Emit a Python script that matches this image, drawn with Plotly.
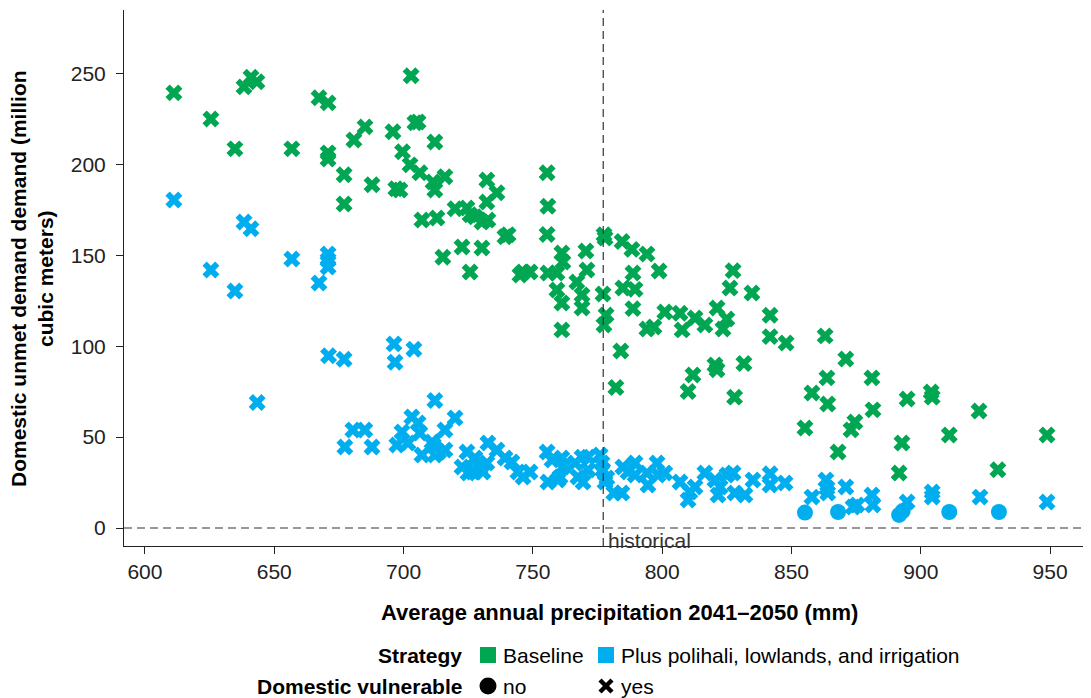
import plotly.graph_objects as go

# ---------------- data ----------------
baseline_precip = [611.2, 625.5, 634.8, 638.3, 641.0, 643.3, 656.8, 667.3, 670.8, 670.8, 670.8, 677.0, 677.0,
                   680.8, 685.1, 687.8, 695.9, 697.0, 698.6, 699.6, 702.9, 704.4, 705.6, 702.5, 706.3, 712.1,
                   711.4, 712.1, 716.0, 707.1, 712.9, 715.2, 719.9, 724.5, 725.7, 727.6, 730.3, 732.6, 732.2,
                   736.1, 732.2, 722.6, 730.3, 725.7, 739.2, 740.4, 755.5, 755.8, 755.5, 745.0, 746.2, 748.9,
                   755.8, 759.3, 761.2, 761.6, 759.3, 761.2, 761.2, 770.5, 770.9, 767.0, 769.0, 769.0, 777.5,
                   777.9, 777.1, 778.3, 777.5, 784.5, 788.3, 794.1, 798.8, 788.7, 784.8, 789.5, 788.7, 784.0,
                   782.1, 801.0, 806.9, 807.7, 812.7, 816.5, 794.1, 796.8, 821.2, 825.0, 823.5, 827.4, 826.2,
                   834.7, 841.7, 841.7, 847.9, 811.9, 810.0, 820.4, 821.2, 831.6, 828.0, 863.0, 871.0, 863.7,
                   881.1, 857.9, 864.0, 881.5, 874.5, 873.0, 855.2, 868.0, 894.7, 892.7, 891.6, 904.0, 904.4,
                   911.0, 922.5, 929.8, 948.8]
baseline_unmet = [239.4, 225.0, 208.6, 242.7, 248.0, 245.5, 208.6, 236.7, 233.9, 206.4, 203.0, 194.3, 178.3,
                  213.5, 220.7, 188.8, 218.0, 186.6, 186.0, 207.0, 248.8, 223.0, 223.4, 199.8, 195.4, 212.4,
                  190.4, 186.0, 193.2, 169.5, 170.6, 149.0, 175.6, 176.1, 172.3, 171.2, 168.4, 169.5, 191.5,
                  184.4, 179.4, 154.6, 154.1, 140.9, 160.2, 161.3, 195.4, 177.0, 161.5, 139.2, 140.9, 140.9,
                  140.3, 140.3, 151.3, 146.4, 131.0, 123.8, 109.0, 152.4, 142.0, 135.4, 128.2, 121.0, 161.3,
                  159.6, 128.8, 117.2, 111.7, 157.6, 153.3, 150.8, 141.4, 140.3, 132.1, 131.3, 120.7, 97.4,
                  77.3, 118.9, 118.1, 109.0, 115.6, 111.7, 109.5, 110.6, 121.0, 115.0, 109.5, 141.6, 132.0,
                  129.3, 117.0, 105.3, 101.8, 84.2, 75.1, 89.7, 87.0, 90.5, 72.0, 105.7, 93.0, 82.6,
                  82.6, 74.3, 68.2, 65.0, 58.3, 54.0, 55.0, 41.8, 71.0, 46.8, 30.3, 74.8, 72.0,
                  51.2, 64.4, 32.0, 51.2]

plus_precip = [611.2, 625.5, 634.8, 638.3, 641.0, 656.8, 670.8, 670.8, 670.8, 667.3, 643.4, 671.0, 677.0,
               696.3, 696.7, 704.0, 712.1, 677.3, 680.4, 685.0, 687.8, 697.4, 699.4, 703.2, 705.6, 706.3,
               701.7, 707.1, 711.0, 712.1, 716.0, 716.0, 719.9, 711.5, 713.5, 724.5, 722.6, 724.9, 727.6,
               729.5, 732.2, 732.6, 736.1, 739.2, 741.9, 726.8, 730.7, 744.2, 746.2, 748.9, 755.5, 757.4,
               761.2, 761.6, 760.5, 755.8, 759.7, 766.3, 769.0, 771.3, 767.4, 769.4, 771.3, 776.0, 776.7,
               777.0, 778.6, 777.9, 781.3, 784.4, 784.8, 789.5, 789.5, 786.8, 794.1, 794.5, 798.0, 798.4,
               801.0, 806.9, 810.0, 810.7, 812.7, 816.5, 820.4, 821.6, 822.4, 825.0, 827.4, 828.1, 832.0,
               835.1, 841.7, 841.7, 847.5, 857.9, 863.3, 863.7, 864.0, 871.0, 873.8, 875.3, 881.1, 881.5,
               894.7, 904.4, 904.4, 922.9, 948.8]
plus_unmet = [180.5, 142.0, 130.4, 168.4, 164.6, 148.0, 150.8, 147.5, 143.6, 134.8, 69.0, 94.8, 92.8,
              101.3, 91.2, 98.3, 70.1, 44.6, 53.9, 53.9, 44.6, 45.7, 52.8, 61.1, 57.8, 52.3,
              46.8, 40.2, 47.3, 40.2, 53.9, 42.9, 60.5, 45.7, 41.8, 41.8, 33.6, 30.3, 38.5,
              33.0, 35.8, 46.8, 42.9, 38.5, 36.3, 30.8, 30.8, 30.8, 28.0, 30.8, 41.8, 37.4,
              38.5, 33.6, 28.0, 25.3, 26.4, 35.8, 39.0, 39.0, 28.0, 25.3, 31.9, 40.2, 35.8,
              32.0, 27.5, 25.3, 19.3, 19.3, 33.6, 35.8, 29.2, 30.8, 30.3, 23.7, 35.8, 29.2,
              30.3, 25.3, 15.4, 19.8, 22.6, 30.3, 26.4, 18.2, 22.6, 29.2, 30.3, 19.3, 18.2,
              26.4, 29.8, 23.7, 24.8, 17.0, 26.4, 22.0, 19.3, 22.6, 11.6, 12.7, 18.2, 12.7,
              14.3, 19.8, 17.0, 17.0, 14.3]

plus_novuln_precip = [855.2, 868.0, 891.6, 893.0, 911.0, 930.2]
plus_novuln_unmet = [8.5, 8.8, 7.2, 9.3, 8.8, 8.8]

historical_precip = 777.2
x_ticks = [600, 650, 700, 750, 800, 850, 900, 950]
y_ticks = [0, 50, 100, 150, 200, 250]

strategy_labels = ["Baseline", "Plus polihali, lowlands, and irrigation"]
vulnerable_labels = ["no", "yes"]

GREEN = "#00A651"
BLUE = "#00AEEF"
FONT = "Liberation Sans, Arial, sans-serif"
INK = "#222222"

# The page body adds an 8px margin; positions below are window pixels, shifted by OFF.
OFF = 8
W, H = 1091 - OFF, 698 - OFF
L, R, T, B = 124 - OFF, 1091 - OFF, 10 - OFF, 546 - OFF


def px(xw):
    return ((xw - OFF) - L) / (R - L)


def py(yw):
    return (B - (yw - OFF)) / (B - T)


fig = go.Figure()

fig.add_trace(go.Scatter(x=plus_precip, y=plus_unmet, mode="markers", showlegend=False,
                         marker=dict(symbol="x", size=15, color=BLUE, line=dict(width=0))))
fig.add_trace(go.Scatter(x=baseline_precip, y=baseline_unmet, mode="markers", showlegend=False,
                         marker=dict(symbol="x", size=15, color=GREEN, line=dict(width=0))))
fig.add_trace(go.Scatter(x=plus_novuln_precip, y=plus_novuln_unmet, mode="markers", showlegend=False,
                         marker=dict(symbol="circle", size=16, color=BLUE, line=dict(width=0))))

# reference lines
fig.add_shape(type="line", xref="paper", x0=0, x1=1, yref="y", y0=0, y1=0,
              line=dict(color="#333333", width=1.2, dash="8px,5px"))
fig.add_shape(type="line", xref="x", x0=historical_precip, x1=historical_precip, yref="paper", y0=0, y1=1,
              line=dict(color="#333333", width=1.2, dash="8px,5px"))
fig.add_annotation(x=historical_precip, y=0, xref="x", yref="y", text="historical", showarrow=False,
                   xanchor="left", yanchor="top", xshift=3, yshift=1,
                   font=dict(family=FONT, size=21, color="#333333"))

# axis titles
fig.add_annotation(x=px(619), y=py(612), xref="paper", yref="paper",
                   text="<b>Average annual precipitation 2041–2050 (mm)</b>", showarrow=False,
                   xanchor="center", yanchor="middle", font=dict(family=FONT, size=22, color="black"))
fig.add_annotation(x=px(32), y=py(279), xref="paper", yref="paper",
                   text="<b>Domestic unmet demand demand (million<br>cubic meters)</b>", showarrow=False,
                   textangle=-90, xanchor="center", yanchor="middle",
                   font=dict(family=FONT, size=21, color="black"))

# ---------- legend (keys drawn as shapes, labels as text) ----------
row1, row2 = 655, 686
fig.add_annotation(x=px(464), y=py(row1), xref="paper", yref="paper", text="<b>Strategy</b>",
                   showarrow=False, xanchor="right", yanchor="middle",
                   font=dict(family=FONT, size=21, color="black"))
fig.add_annotation(x=px(464), y=py(row2), xref="paper", yref="paper", text="<b>Domestic vulnerable</b>",
                   showarrow=False, xanchor="right", yanchor="middle",
                   font=dict(family=FONT, size=21, color="black"))
key_x = [488, 606]
for cx, col, lab in zip(key_x, [GREEN, BLUE], strategy_labels):
    fig.add_shape(type="rect", xref="paper", yref="paper",
                  x0=px(cx - 8), x1=px(cx + 8), y0=py(row1 + 8), y1=py(row1 - 8),
                  line=dict(width=0), fillcolor=col)
    fig.add_annotation(x=px(cx + 13), y=py(row1), xref="paper", yref="paper", text=lab,
                       showarrow=False, xanchor="left", yanchor="middle",
                       font=dict(family=FONT, size=21, color="black"))
# circle key
fig.add_shape(type="circle", xref="paper", yref="paper",
              x0=px(key_x[0] - 8.5), x1=px(key_x[0] + 8.5), y0=py(row2 + 8.5), y1=py(row2 - 8.5),
              line=dict(width=0), fillcolor="black")
# x key
for (ax, ay, bx, by) in [(-6, -6, 6, 6), (-6, 6, 6, -6)]:
    fig.add_shape(type="line", xref="paper", yref="paper",
                  x0=px(key_x[1] + ax), x1=px(key_x[1] + bx), y0=py(row2 + ay), y1=py(row2 + by),
                  line=dict(color="black", width=4.5))
for cx, lab in zip(key_x, vulnerable_labels):
    fig.add_annotation(x=px(cx + 13), y=py(row2), xref="paper", yref="paper", text=lab,
                       showarrow=False, xanchor="left", yanchor="middle",
                       font=dict(family=FONT, size=21, color="black"))

fig.update_layout(
    autosize=True,
    margin=dict(l=L, r=W - R, t=T, b=H - B, autoexpand=False),
    paper_bgcolor="white", plot_bgcolor="white",
    showlegend=False,
    font=dict(family=FONT, size=21, color=INK),
    xaxis=dict(range=[591.9, 965.8], tickvals=x_ticks, showgrid=False, zeroline=False,
               showline=True, linecolor=INK, linewidth=1, ticks="outside", ticklen=7,
               tickcolor=INK, tickfont=dict(family=FONT, size=21, color=INK), automargin=False),
    yaxis=dict(range=[-9.9, 285], tickvals=y_ticks, showgrid=False, zeroline=False,
               showline=True, linecolor=INK, linewidth=1, ticks="outside", ticklen=7,
               tickcolor=INK, tickfont=dict(family=FONT, size=21, color=INK), ticklabelstandoff=6,
               automargin=False),
)

fig.write_html("out.html", default_width=f"{W}px", default_height=f"{H}px")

------------------------------------------------------------

Look at the listing and set down only the lines from its start through the line with "import plotly.graph_objects as go", word for word and without pictures.

Output for this task >>
Emit a Python script that matches this image, drawn with Plotly.
import plotly.graph_objects as go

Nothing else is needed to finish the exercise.